Pour éliminer ces phénols nuisibles des eaux usées industrielles et municipales, Hubert Cabana croit qu'une solution réside dans les champignons qui vivent sur l'écorce des arbres : «Il faut savoir que le bois – et en particulier l'un de ses constituants, un biopolymère appelé la lignine – est un matériau hypercomplexe et très difficile à transformer par des moyens biologiques ou chimiques. Or, certains champignons ont la capacité de transformer la chaîne polymérique de la lignine, qui elle-même contient beaucoup de phénol.»

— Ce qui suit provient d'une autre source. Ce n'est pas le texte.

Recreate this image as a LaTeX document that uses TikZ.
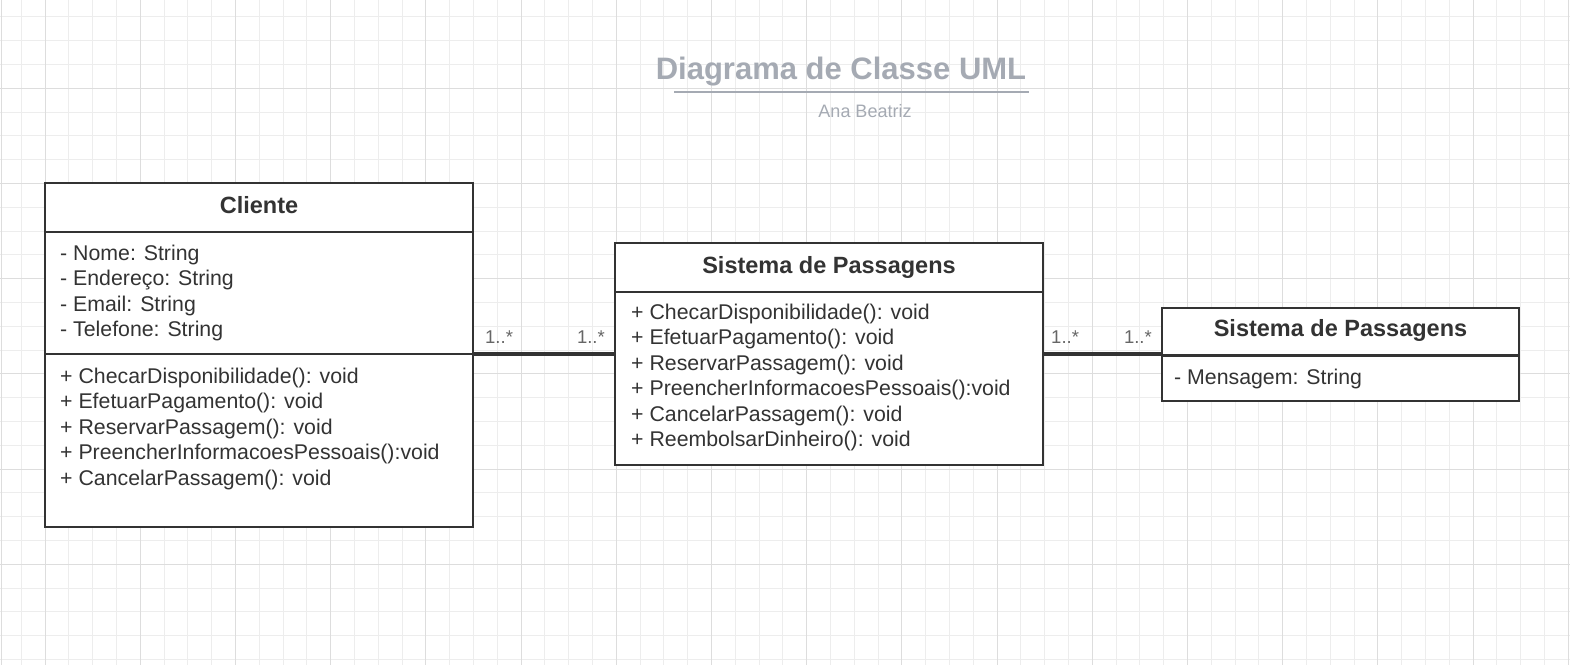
\documentclass[tikz,border=0pt]{standalone}
\usepackage{fontspec}
\setmainfont{Liberation Sans}
\definecolor{gridminor}{HTML}{EDEDED}
\definecolor{gridmajor}{HTML}{DDDDDD}
\definecolor{ink}{HTML}{333333}
\definecolor{titlegray}{HTML}{A5AAB3}
\definecolor{multgray}{HTML}{666666}
\begin{document}
\begin{tikzpicture}[x=1pt,y=-1pt,
  classbox/.style={draw=ink, line width=2.6pt, fill=white, rectangle,
    inner sep=0pt, outer sep=0pt, anchor=north west},
  divider/.style={draw=ink, line width=2.6pt},
  headtext/.style={font=\fontsize{23.5}{28}\selectfont\bfseries, text=ink,
    inner sep=0pt, anchor=base},
  rowtext/.style={font=\fontsize{21.3}{25.5}\selectfont, text=ink,
    inner sep=0pt, anchor=base west},
  assoc/.style={draw=ink, line width=3.2pt},
  mult/.style={font=\fontsize{18.5}{22}\selectfont, text=multgray,
    inner sep=0pt, anchor=base west}]
\useasboundingbox (0,0) rectangle (1570,665);
\fill[white] (0,0) rectangle (1570,665);

% background grid
\foreach \i in {0,...,66} {
  \draw[gridminor, line width=1pt] (21.2+23.8*\i,0) -- (21.2+23.8*\i,665);
}
\foreach \j in {0,...,28} {
  \draw[gridminor, line width=1pt] (0,-6.9+23.8*\j) -- (1570,-6.9+23.8*\j);
}
\foreach \i in {0,...,16} {
  \draw[gridmajor, line width=1pt] (45+95.2*\i,0) -- (45+95.2*\i,665);
}
\foreach \j in {0,...,6} {
  \draw[gridmajor, line width=1pt] (0,-6.9+95.2*\j) -- (1570,-6.9+95.2*\j);
}
\draw[gridmajor, line width=1pt] (1.5,0) -- (1.5,665);

% title block
\node[font=\fontsize{31}{36}\selectfont\bfseries, text=titlegray, inner sep=0pt,
  anchor=base] (title) at (841,79) {Diagrama de Classe UML};
\draw[titlegray, line width=2pt] (674,92.3) -- (1029,92.3);
\node[font=\fontsize{18}{22}\selectfont, text=titlegray, inner sep=0pt, anchor=base]
  (author) at (865,117.3) {Ana Beatriz};

% class Cliente
\node[classbox, minimum width=428pt, minimum height=344pt] (cli) at (45,183) {};
\draw[divider] (cli.west |- 0,232) -- (cli.east |- 0,232);
\draw[divider] (cli.west |- 0,354) -- (cli.east |- 0,354);
\node[headtext] (cli-name) at (259,213.3) {Cliente};
\foreach \t [count=\k from 0] in {- Nome: String, - Endereço: String,
    - Email: String, - Telefone: String}
  \node[rowtext] (cli-a\k) at (60,260+25.5*\k) {\t};
\foreach \t [count=\k from 0] in {+ ChecarDisponibilidade(): void,
    + EfetuarPagamento(): void, + ReservarPassagem(): void,
    + PreencherInformacoesPessoais():void, + CancelarPassagem(): void}
  \node[rowtext] (cli-m\k) at (60,383+25.5*\k) {\t};

% class Sistema de Passagens (operations)
\node[classbox, minimum width=428pt, minimum height=222pt] (sys) at (615,243) {};
\draw[divider] (sys.west |- 0,292) -- (sys.east |- 0,292);
\node[headtext] (sys-name) at (829,273.3) {Sistema de Passagens};
\foreach \t [count=\k from 0] in {+ ChecarDisponibilidade(): void,
    + EfetuarPagamento(): void, + ReservarPassagem(): void,
    + PreencherInformacoesPessoais():void, + CancelarPassagem(): void,
    + ReembolsarDinheiro(): void}
  \node[rowtext] (sys-m\k) at (631,319+25.5*\k) {\t};

% class Sistema de Passagens (message)
\node[classbox, minimum width=357pt, minimum height=93pt] (msg) at (1162,308) {};
\draw[divider] (msg.west |- 0,355.5) -- (msg.east |- 0,355.5);
\node[headtext] (msg-name) at (1340.5,336.7) {Sistema de Passagens};
\node[rowtext] (msg-a0) at (1174,384) {- Mensagem: String};

% associations
\draw[assoc] (sys.west -| cli.east) -- (sys.west);
\draw[assoc] (sys.east) -- (sys.east -| msg.west);

% multiplicities
\node[mult] (m1) at ([xshift=12pt,yshift=10.7pt]sys.west -| cli.east) {1..*};
\node[mult, anchor=base east] (m2) at ([xshift=-10pt,yshift=10.7pt]sys.west) {1..*};
\node[mult] (m3) at ([xshift=8pt,yshift=10.7pt]sys.east) {1..*};
\node[mult, anchor=base east] (m4) at ([xshift=-10pt,yshift=10.7pt]sys.east -| msg.west) {1..*};
\end{tikzpicture}
\end{document}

Le chercheur veut donc employer des enzymes dont l'origine biologique se trouve dans des champignons communs, comme le pleurote ou le shiitake, pour s'attaquer à ces contaminants phénoliques. Mais contrairement au champignon qui se fixe solidement aux arbres, le défi est de déployer efficacement les enzymes dans une usine de traitement des eaux usées sans les perdre dans l'eau à traiter.

Billes de verre

L'équipe d'Hubert Cabana doit donc déployer des stratégies pour immobiliser les enzymes fongiques. «Il faut faire en sorte de prendre ces éléments solubles et de les rendre insolubles de façon à pouvoir les confiner dans des unités de traitement et de viser à améliorer leurs propriétés, telles que la stabilité vis-à vis des éléments dénaturants présents dans les eaux usées, dit le chercheur. Pour atteindre cet objectif, l'un des moyens envisagés est de fixer les enzymes sur un support solide, par exemple, sur des billes de verre, du sable ou de l'argile.»

À terme, le projet pourrait permettre de mettre au point des bioréacteurs environnementaux, faciles à implanter, et dont le coût serait le moins élevé possible. Cela pourrait permettre un jour d'optimiser les stratégies de traitement des eaux usées pour éliminer naturellement ces contaminants émergents.